Investors Wary Of "Green" Forestry

Gerard Wynn, PlanetArk 14 May 10;

Forests have a growing value as a result of climate policies, but the complexity of carbon markets coupled with the effects of the financial crisis are deterring investment, investors and analysts said in London on Thursday.

In plantation forests, new demand for wood to generate low-carbon renewable power generation to replace fossil fuels is adding to traditional pulp and paper demand, potentially fuelling values.

For managers of natural and virgin forests, new carbon markets to reduce emissions from deforestation and degradation (REDD) are emerging to pay owners not to chop down trees.

But investors said they were deterred by the complexity of those new markets, and were wary of making investments in plantation forests for bio-energy.

"We see potential in the REDD process, but from an investor perspective it's difficult to make a convincing case right now," said Marko Katila, a partner at Finland-based timber fund Dasos Capital, which raises money from institutional investors.

"Our fund right now is not looking seriously at these types of investments," he added, referring to payments for not chopping natural forests, speaking on the sidelines of an Environmental Finance forestry conference in London.

COMPLICATED

Discussions on REDD are part of stalled U.N. climate talks, and are complicated by issues of how to measure carbon savings from reduced deforestation.
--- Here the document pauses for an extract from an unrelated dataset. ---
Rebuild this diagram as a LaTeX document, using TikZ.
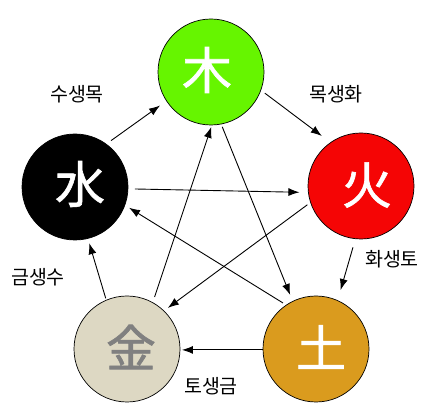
\documentclass[tikz,border=0pt]{standalone}
\usepackage{fontspec}
\newfontfamily\kr{Noto Sans CJK KR}
\newfontfamily\krg[FakeBold=1.2]{Noto Sans CJK KR}
\usetikzlibrary{arrows.meta}
\definecolor{woodc}{RGB}{102,245,0}
\definecolor{firec}{RGB}{245,5,5}
\definecolor{earthc}{RGB}{218,155,30}
\definecolor{metalc}{RGB}{221,216,195}
\definecolor{metaltxt}{RGB}{128,128,128}
\begin{document}
\begin{tikzpicture}[x=1pt,y=-1pt,
  elem/.style={circle,draw=black,line width=0.7pt,minimum size=106pt,inner sep=0pt,outer sep=0pt},
  glyph/.style={inner sep=0pt,font=\krg\fontsize{50}{50}\selectfont,text=white},
  lbl/.style={inner sep=0pt,font=\kr\fontsize{19.5}{19.5}\selectfont},
  arr/.style={line width=0.9pt,-{Latex[length=11pt,width=8pt]}}]
\useasboundingbox[fill=white] (0,0) rectangle (429,414);
\node[elem,fill=woodc] (wd) at (211,72) {};
\node[elem,fill=firec] (fi) at (361,186) {};
\node[elem,fill=earthc] (ea) at (316,349) {};
\node[elem,fill=metalc] (me) at (127,349) {};
\node[elem,fill=black] (wa) at (75,187) {};
\node[glyph] (gwd) at (207,70) {木};
\node[glyph] (gfi) at (367,185) {火};
\node[glyph] (gea) at (321,347) {土};
\node[glyph,text=metaltxt] (gme) at (131,347) {金};
\node[glyph] (gwa) at (80,184) {水};
\node[lbl] (l1) at (77,94) {수생목};
\node[lbl] (l2) at (336,94) {목생화};
\node[lbl] (l3) at (392,259) {화생토};
\node[lbl] (l4) at (211,386) {토생금};
\node[lbl] (l5) at (38,277) {금생수};
% generating cycle
\draw[arr,shorten <=6pt,shorten >=8pt] (wa.54) -- (wd.213);
\draw[arr,shorten <=5pt,shorten >=11pt] (wd.340) -- (fi.125);
\draw[arr,shorten <=9pt,shorten >=11pt] (fi.264) -- (ea.66);
\draw[arr,shorten <=0pt,shorten >=2pt] (ea.181) -- (me.359);
\draw[arr,shorten <=2pt,shorten >=5pt] (me.113) -- (wa.284);
% controlling cycle
\draw[arr,shorten <=3pt,shorten >=7pt] (wd.281) -- (ea.116);
\draw[arr,shorten <=4pt,shorten >=5pt] (ea.124) -- (wa.340);
\draw[arr,shorten <=7pt,shorten >=9pt] (wa.358) -- (fi.187);
\draw[arr,shorten <=4pt,shorten >=5pt] (fi.198) -- (me.46);
\draw[arr,shorten <=6pt,shorten >=2pt] (me.61) -- (wd.271);
\end{tikzpicture}
\end{document}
"Frankly the discussions are not progressing at all," said Pedro Costa, co-founder and former president at carbon offset company EcoSecurities, and now at Oxford-based E2 Advisors.

"I find it extremely unlikely that REDD will favor any individual investment at least in the short-term, if ever. It's hellishly complicated."

Costa was focused on projects in the Brazilian Amazon, where he said philanthropic capital may be drawn by returns to investments in sustainable forestry, including a combination of selective logging and conservation.

A draft U.S. climate bill unveiled on Wednesday may boost forest carbon markets, however, proposing to allow foresters and farmers to earn tradable carbon offsets from emissions cuts they make in the United States.

The American Power Act also recognized payments for avoided deforestation, or REDD, in developing countries, but experts said the draft bill had little chance of passing Congress this year.

Low-carbon energy targets in the Europe Union are fuelling demand for wood chips from plantation forests, or careful, selective thinning of natural forests.

Britain's Helius Energy, for example, recently won planning consent for a power plant which it said, if built, would consume the equivalent of 8 percent of Britain's total annual tree cut.

"It looks like there'll be a massive demand for biomass products," said Helius feedstock director Daniel Davidson.

Investors were still wary of funding new plantation forests, said Dasos Capital's Marko Katila.

That reluctance reflected the long cycle of forest investments, which were largely up-front, making these rather illiquid and more difficult to justify against a backdrop of financial uncertainty.

"Since the financial crisis it has been difficult to sell something very illiquid," Katila said.